Through multiple generations, the Mega Man series has serenaded souls with better music than we deserve, and GamesRadar would be among the first to doff our cardboard helmets in unwavering appreciation of Mr. Man’s motivational melodies. Yes… even when they’re lifted, and especially when we like the source material. As is the case when you compare Mega Man X3’s Neon Tiger stage music and Guns n’ Roses’ “My Michelle”:
Guns N Roses - My Michelle
Mega Man X3 - Neon Tiger Stage
What, like listening to glam metal makes you want to kill robots less? To us, it’s pretty clear someone on the X3 project was nursing an unapologetically Destructive Appetite. But if the similarities above weren’t enough to convince you that somebody involved had GNR on the brain, take a look at the bizarre naming conventions found in the bosses of Mega Man X5:
Well, he is known as “Rockman” to part of the world…
It’s nothing new to call Hideo Kojima’s Metal Gear Solid series a masterpiece. That’s been going down since ‘98. More specifically to its credit, Metal Gear defied entire mediums as one of the first games that truly allowed the player to take the reins of a Hollywood-caliber narrative. We’re also of the belief that Tappi “TAPPY” Iwase’s score played an integral role in MGS’s cinematic scope. So, it’s a shame to see its reputation tarnished with allegations that it was stolen from a Russian composition dating back to 1979.

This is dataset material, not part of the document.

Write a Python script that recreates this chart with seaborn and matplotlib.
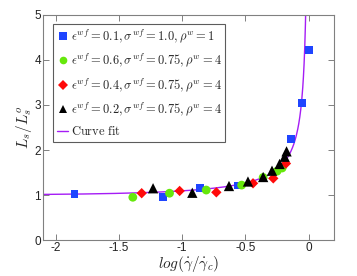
import numpy as np
import pandas as pd
import matplotlib
matplotlib.use("Agg")
import matplotlib.pyplot as plt
import seaborn as sns

# Data
blue_x = [-1.85, -1.15, -0.86, -0.56, -0.14, -0.053, 0.0]
blue_y = [1.02, 0.95, 1.16, 1.21, 2.24, 3.04, 4.22]
green_x = [-1.39, -1.10, -0.81, -0.53, -0.36, -0.25, -0.21]
green_y = [0.95, 1.04, 1.11, 1.22, 1.39, 1.53, 1.60]
red_x = [-1.32, -1.02, -0.73, -0.44, -0.28, -0.18]
red_y = [1.04, 1.09, 1.06, 1.26, 1.37, 1.70]
black_x = [-1.23, -0.92, -0.63, -0.48, -0.36, -0.29, -0.23, -0.19, -0.175]
black_y = [1.15, 1.05, 1.20, 1.30, 1.40, 1.54, 1.69, 1.85, 1.97]

labels = [
    r"$\epsilon^{wf}=0.1,\sigma^{wf}=1.0,\rho^{w}=1$",
    r"$\epsilon^{wf}=0.6,\sigma^{wf}=0.75,\rho^{w}=4$",
    r"$\epsilon^{wf}=0.4,\sigma^{wf}=0.75,\rho^{w}=4$",
    r"$\epsilon^{wf}=0.2,\sigma^{wf}=0.75,\rho^{w}=4$",
]
fit_label = r"$\mathrm{Curve\ fit}$"

# Curve fit parameters: L = 1 + A * (r/(1-r))**p, r = 10**x
fit_A = 0.475
fit_p = 0.745

sns.set_style("ticks")
plt.rcParams["mathtext.fontset"] = "cm"
plt.rcParams["font.family"] = ["Liberation Sans", "DejaVu Sans"]

fig = plt.figure(figsize=(3.57, 2.76), dpi=100)
ax = fig.add_axes([0.1204, 0.1304, 0.8152, 0.8153])

xf = np.linspace(-2.1, -0.005, 800)
r = 10 ** xf
yf = 1 + fit_A * (r / (1 - r)) ** fit_p
fit_df = pd.DataFrame({"x": xf, "y": yf})
sns.lineplot(data=fit_df, x="x", y="y", ax=ax, color="#a51cf5", lw=1.0,
             sort=False, estimator=None, zorder=2, legend=False)

series = [
    (blue_x, blue_y, "s", "#1f45ff", 30),
    (green_x, green_y, "o", "#66e80c", 40),
    (red_x, red_y, "D", "#ff0a0a", 28),
    (black_x, black_y, "^", "#000000", 55),
]
for (sx, sy, m, c, s), lab in zip(series, labels):
    df = pd.DataFrame({"x": sx, "y": sy})
    sns.scatterplot(data=df, x="x", y="y", ax=ax, marker=m, color=c, s=s,
                    edgecolor="none", linewidth=0, zorder=3, legend=False)

from matplotlib.lines import Line2D
handles = []
for (sx, sy, m, c, s), lab in zip(series, labels):
    handles.append(Line2D([], [], marker=m, color=c, linestyle="none",
                          markersize=5.5 if m != "D" else 5, markeredgewidth=0, label=lab))
handles.append(Line2D([], [], color="#a51cf5", lw=1.0, label=fit_label))

leg = ax.legend(handles=handles, loc="upper left", bbox_to_anchor=(0.035, 0.96),
                fontsize=9.0, frameon=True, fancybox=False, handlelength=0.9,
                handletextpad=0.2, labelspacing=0.55, borderpad=0.3,
                borderaxespad=0.0)
leg.get_frame().set_edgecolor("#333333")
leg.get_frame().set_linewidth(0.8)

ax.set_xlim(-2.1, 0.2)
ax.set_ylim(0, 5)
ax.set_xticks([-2, -1.5, -1, -0.5, 0])
ax.set_xticklabels(["-2", "-1.5", "-1", "-0.5", "0"])
ax.set_yticks([0, 1, 2, 3, 4, 5])
ax.tick_params(direction="in", top=True, right=True, length=4, width=0.7,
               colors="#808080", labelcolor="#222222", labelsize=8.5, pad=1.5)
for sp in ax.spines.values():
    sp.set_color("#808080")
    sp.set_linewidth(0.8)

ax.set_xlabel(r"$log(\dot{\gamma}/\dot{\gamma}_c)$", fontsize=11, labelpad=0)
ax.set_ylabel(r"$L_s/L_s^o$", fontsize=11, labelpad=0)

fig.savefig("out.png", dpi=100)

Georgy Sviridov – Winter Road
Metal Gear Solid Theme
Above: Get it while it’s legal!
Consistently eerie similarities persist throughout both scores. Plus, it’s even harder to ignore due to its diminished role in MGS3 and complete omission from MGS4 following the accusations. While Konami maintains the music isn’t stolen, entirely scrapping an immensely iconic, ten-year-old theme sounds to us like a roundabout admission of guilt.
Details concerning Michael Jackson’s involvement with the Sonic 3 soundtrack have been trickling out over the web for years now. Hell, documentaries have been made on the subject. It’s all but confirmed that Jackson had in fact been initially contacted to work on music for Sonic 3… but was excused amidst allegations of seducing unnamed members of Sega’s demographic. Is that a conflict of interest?
That’s all fine and dandy, but when Sonic Team claimed his contributions had been removed entirely… well, that’s the kind of stuff that turns a casual internet user into a digital flatfoot. Just listen to what they uncovered by comparing Jackson’s “Stranger in Moscow” with Sonic 3’s end credits music:
Michael Jackson - Stranger in Moscow
Sonic 3 - Ending Credits Music
Ignoring the frantic pace of the latter, both share a hauntingly identical underlying base. Many have even pointed out how numerous Jackson trademarks still bleed through the Sonic 3 soundtrack, including similar chord progression even more clearly evidenced when you overlay an accelerated version of MJ’s “Who Is It?” with IceCap Zone 1:
Sure you can claim that by speeding up beats you can match nearly anything. But once you take into account Moonwalker, and appearance in Space Channel 5, and the man himself cavorting around with Sonic, it’s pretty clear that Sega desperately wanted to be in the MJ business. So, since members of Jackson’s production staff are credited, it seems a shame to leave off The King of Pop’s moniker just because he sexed up a couple of children (ALLEGEDLY!)